デモ参加者を「害虫」扱い...なぜフランスの警官は、ほかの欧州諸国に比べて乱暴で高圧的なのか?
Why France Is Burning
10代の若者が警官に射殺され、各地で暴動が起きた(6月30日) JUAN MEDINAーREUTERS
<荒くれ者ぞろいの警官が貧困地区の移民を射殺、「差別はない」との建前と現実の大きな矛盾>
公式には人種差別の存在を否定しているフランスでアラブ系の少年が白人警官に殺され、怒りの暴動が全国各地で起きた。この国の治安当局に、暴力と人種差別の体質が染み込んでいる証拠だ。
そもそも大都市周辺の最貧地区では、以前から黒人やアラブ系の住民と警官隊が一触即発の状態にあった。しかもフランスの警官は、ほかの欧州諸国に比べて乱暴で高圧的なことで知られる。
去る6月27日、アルジェリア人とモロッコ人の血を引く17歳の少年がパリ西郊外のナンテールで、交通検問中の警官に射殺された。現場に居合わせた市民が一部始終をスマホで撮影し、ネットに上げた。その動画が瞬時に拡散し、暴動に火を付けた。2020年の米ミネソタ州ミネアポリスで黒人男性ジョージ・フロイドが警官に首を圧迫され、窒息死したときと同じだ。
あっという間だった。暴動はバンリュー(都会の外郭を成す環状線の外側にある地区)から都心のスラム街にも広がった。街頭にはバリケードができ、車や公共施設に火が放たれ、商店が略奪された。
フランスがこんな騒乱状態に陥るのは05年以来のことだ。あのときは、パリ郊外で警官に追われた若者3人が逃げ切れずに事故で2人が死亡、1人が重傷に。被害者と同じマイノリティーたちの怒りが爆発し、暴動は3週間も続いた。

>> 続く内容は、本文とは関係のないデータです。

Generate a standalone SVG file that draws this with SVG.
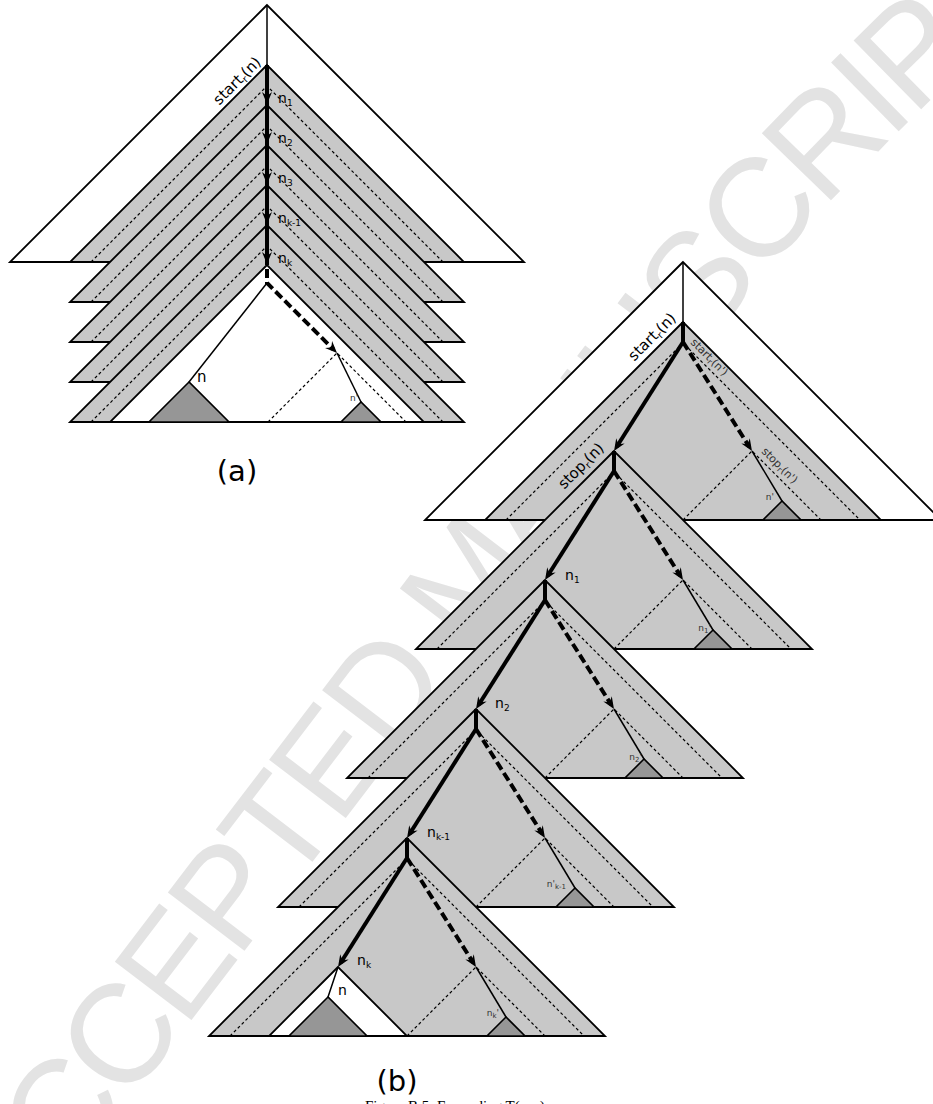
<svg xmlns="http://www.w3.org/2000/svg" width="933" height="1104" viewBox="0 0 933 1104">
<defs>
<style>
.w{fill:#fff;stroke:#000;stroke-width:1.8;stroke-linejoin:miter}
.g{fill:#c8c8c8;stroke:#000;stroke-width:1.8;stroke-linejoin:miter}
.d{fill:none;stroke:#000;stroke-width:1.2;stroke-dasharray:3 2.5}
.t{fill:#969696;stroke:#000;stroke-width:1.6;stroke-linejoin:miter}
.ln{fill:none;stroke:#000;stroke-width:1.5}
.tk{fill:none;stroke:#000;stroke-width:4}
.tkd{fill:none;stroke:#000;stroke-width:4;stroke-dasharray:9 4}
.lb{font-family:"DejaVu Sans",sans-serif;fill:#000}
.sm{font-family:"DejaVu Sans",sans-serif;fill:#333;font-size:9px}
.wm{font-family:"Liberation Sans",Arial,sans-serif;fill:#e3e3e3;font-size:140px;letter-spacing:-6px}
.cap{font-family:"Liberation Serif","Times New Roman",serif;fill:#000;font-size:15px}
</style>
<marker id="ah" viewBox="-13 -6 13 12" refX="-5" refY="0" markerWidth="13" markerHeight="12" markerUnits="userSpaceOnUse" orient="auto"><path d="M0,0 L-12,-5 L-8,0 L-12,5 Z" fill="#000"/></marker>
<path id="av" d="M0,0 L-5,-12 L0,-8 L5,-12 Z" fill="#000"/>
<path id="wmp" d="M16,1250 L700,354 Q785,243 900,130 L1090,-57" fill="none"/>
</defs>

<g id="watermark"><text class="wm"><textPath href="#wmp">ACCEPTED MANUSCRIPT</textPath></text></g>

<!-- (a) -->
<g id="a-root"><polygon class="w" points="267,5 10,262 524,262"/></g>
<g id="a-n1"><polygon class="g" points="267,65 70,262 464,262"/><polyline class="d" points="91,262 267,86 443,262"/></g>
<g id="a-n2"><polygon class="g" points="267,105 70,302 464,302"/><polyline class="d" points="91,302 267,126 443,302"/></g>
<g id="a-n3"><polygon class="g" points="267,145 70,342 464,342"/><polyline class="d" points="91,342 267,166 443,342"/></g>
<g id="a-nk1"><polygon class="g" points="267,185 70,382 464,382"/><polyline class="d" points="91,382 267,206 443,382"/></g>
<g id="a-nk"><polygon class="g" points="267,225 70,422 464,422"/><polyline class="d" points="91,422 267,246 443,422"/></g>
<g id="a-sub"><polygon class="w" points="267,265 110,422 424,422"/><polyline class="d" points="268,422 337,353 406,422"/></g>
<g id="a-n"><polygon class="t" points="189,382 149,422 229,422"/></g>
<g id="a-nprime"><polygon class="t" points="361,402 341,422 381,422"/></g>

<!-- (b) -->
<g id="b-root"><polygon class="w" points="683,262 425,520 941,520"/></g>
<g id="b-t0"><polygon class="g" points="683,322 485,520 881,520"/><polyline class="d" points="506,520 683,343 860,520"/><polyline class="d" points="683,520 752,451 821,520"/><polygon class="t" points="782,501 763,520 801,520"/></g>
<g id="b-t1"><polygon class="g" points="614,451 416,649 812,649"/><polyline class="d" points="437,649 614,472 791,649"/><polyline class="d" points="614,649 683,580 752,649"/><polygon class="t" points="713,630 694,649 732,649"/></g>
<g id="b-t2"><polygon class="g" points="545,580 347,778 743,778"/><polyline class="d" points="368,778 545,601 722,778"/><polyline class="d" points="545,778 614,709 683,778"/><polygon class="t" points="644,759 625,778 663,778"/></g>
<g id="b-t3"><polygon class="g" points="476,709 278,907 674,907"/><polyline class="d" points="299,907 476,730 653,907"/><polyline class="d" points="476,907 545,838 614,907"/><polygon class="t" points="575,888 556,907 594,907"/></g>
<g id="b-t4"><polygon class="g" points="407,838 209,1036 605,1036"/><polyline class="d" points="230,1036 407,859 584,1036"/><polyline class="d" points="407,1036 476,967 545,1036"/><polygon class="t" points="506,1017 487,1036 525,1036"/><polygon class="w" points="338,967 269,1036 407,1036"/><polygon class="t" points="328,997 289,1036 367,1036"/></g>

<g id="connectors">
<line class="ln" x1="267" y1="5" x2="267" y2="65"/>
<line class="tk" x1="267" y1="65" x2="267" y2="265"/>
<use href="#av" x="267" y="104"/><use href="#av" x="267" y="144"/><use href="#av" x="267" y="184"/><use href="#av" x="267" y="224"/><use href="#av" x="267" y="264"/>
<path class="tkd" d="M267,269 L267,283 L333.5,349.5" marker-end="url(#ah)"/>
<line class="ln" x1="267" y1="283" x2="189" y2="382"/>
<line class="ln" x1="337" y1="353" x2="361" y2="402"/>

<line class="ln" x1="683" y1="262" x2="683" y2="322"/>
<line class="tk" x1="683" y1="322" x2="683" y2="342"/>
<line class="tk" x1="683" y1="342" x2="616.7" y2="446.8" marker-end="url(#ah)"/>
<line class="tkd" x1="683" y1="342" x2="749.3" y2="446.8" marker-end="url(#ah)"/>
<line class="ln" x1="752" y1="451" x2="782" y2="501"/>

<line class="tk" x1="614" y1="451" x2="614" y2="471"/>
<line class="tk" x1="614" y1="471" x2="547.7" y2="575.8" marker-end="url(#ah)"/>
<line class="tkd" x1="614" y1="471" x2="680.3" y2="575.8" marker-end="url(#ah)"/>
<line class="ln" x1="683" y1="580" x2="713" y2="630"/>

<line class="tk" x1="545" y1="580" x2="545" y2="600"/>
<line class="tk" x1="545" y1="600" x2="478.7" y2="704.8" marker-end="url(#ah)"/>
<line class="tkd" x1="545" y1="600" x2="611.3" y2="704.8" marker-end="url(#ah)"/>
<line class="ln" x1="614" y1="709" x2="644" y2="759"/>

<line class="tk" x1="476" y1="709" x2="476" y2="729"/>
<line class="tk" x1="476" y1="729" x2="409.7" y2="833.8" marker-end="url(#ah)"/>
<line class="tkd" x1="476" y1="729" x2="542.3" y2="833.8" marker-end="url(#ah)"/>
<line class="ln" x1="545" y1="838" x2="575" y2="888"/>

<line class="tk" x1="407" y1="838" x2="407" y2="858"/>
<line class="tk" x1="407" y1="858" x2="340.7" y2="962.8" marker-end="url(#ah)"/>
<line class="tkd" x1="407" y1="858" x2="473.3" y2="962.8" marker-end="url(#ah)"/>
<line class="ln" x1="476" y1="967" x2="506" y2="1017"/>
<line class="ln" x1="338" y1="967" x2="328" y2="997"/>
</g>

<g id="labels">
<text class="lb" font-size="15" text-anchor="end" transform="translate(262,63) rotate(-45)">start<tspan font-size="10" dy="3">r</tspan><tspan dy="-3">(n)</tspan></text>
<text class="lb" font-size="14" x="278" y="103">n<tspan font-size="9" dy="3">1</tspan></text>
<text class="lb" font-size="14" x="278" y="143">n<tspan font-size="9" dy="3">2</tspan></text>
<text class="lb" font-size="14" x="278" y="183">n<tspan font-size="9" dy="3">3</tspan></text>
<text class="lb" font-size="14" x="278" y="223">n<tspan font-size="9" dy="3">k-1</tspan></text>
<text class="lb" font-size="14" x="278" y="263">n<tspan font-size="9" dy="3">k</tspan></text>
<text class="lb" font-size="15" x="197" y="382">n</text>
<text class="sm" x="350" y="401">n'</text>
<text class="lb" font-size="29" x="237" y="481" text-anchor="middle">(a)</text>

<text class="lb" font-size="15" text-anchor="end" transform="translate(677,319) rotate(-45)">start<tspan font-size="10" dy="3">r</tspan><tspan dy="-3">(n)</tspan></text>
<text class="sm" transform="translate(690,343) rotate(45)" style="font-size:11px">start<tspan style="font-size:8px" dy="2">r</tspan><tspan dy="-2">(n')</tspan></text>
<text class="sm" transform="translate(761,452) rotate(45)" style="font-size:11px">stop<tspan style="font-size:8px" dy="2">r</tspan><tspan dy="-2">(n')</tspan></text>
<text class="lb" font-size="15" text-anchor="end" transform="translate(605,449) rotate(-45)">stop<tspan font-size="10" dy="3">r</tspan><tspan dy="-3">(n)</tspan></text>

<text class="lb" font-size="14" x="565" y="580">n<tspan font-size="9" dy="3">1</tspan></text>
<text class="lb" font-size="14" x="495" y="708">n<tspan font-size="9" dy="3">2</tspan></text>
<text class="lb" font-size="14" x="427" y="837">n<tspan font-size="9" dy="3">k-1</tspan></text>
<text class="lb" font-size="14" x="357" y="965">n<tspan font-size="9" dy="3">k</tspan></text>
<text class="lb" font-size="14" x="338" y="995">n</text>

<text class="sm" x="774" y="500" text-anchor="end">n'</text>
<text class="sm" x="711" y="631" text-anchor="end">n<tspan style="font-size:7px" dy="2">1</tspan><tspan dy="-2">'</tspan></text>
<text class="sm" x="642" y="760" text-anchor="end">n<tspan style="font-size:7px" dy="2">2</tspan><tspan dy="-2">'</tspan></text>
<text class="sm" x="566" y="887" text-anchor="end">n'<tspan style="font-size:7px" dy="2">k-1</tspan></text>
<text class="sm" x="499" y="1016" text-anchor="end">n<tspan style="font-size:7px" dy="2">k</tspan><tspan dy="-2">'</tspan></text>

<text class="lb" font-size="29" x="397" y="1091" text-anchor="middle">(b)</text>
<text class="cap" x="365" y="1111">Figure B.5: Expanding T(n, r)</text>
</g>
</svg>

フランスの警察には「人種差別と残虐性という二重の問題」があるのに、「歴代の政権はどちらからも目を背けてきた」と指摘するのは、グルノーブル政治学院の社会学者セバスチャン・ロシェだ。
似たような事件の映像が出回った例は過去にもあるが、「ここまでひどいのは初めて」だと言ったのは、リール大学教授のエリック・マルリエール。それは「フロイドの事件を想起させる残酷な映像」で、だからこそ激しい抗議が起きたとみる。
フランスでは今年、エマニュエル・マクロン大統領の進める強引な年金制度改革に怒った人々の抗議活動が何カ月も続いていた。今度の事件は、そうした怒りの炎に油を注ぐ格好になった。ブリュッセルでのEU首脳会議に出席していた大統領は、慌ててパリに戻った。予定していたドイツ訪問も、取りあえず延期するしかなかった。
フランスの警察は昔から高圧的で、特に異民族には厳しかった。1961年にはパリの警視総監モーリス・パポンの指揮下にある警官隊が、アルジェリアの独立を求めるデモ隊に襲いかかり、何十人(何百人という説もある)もの市民を虐殺している。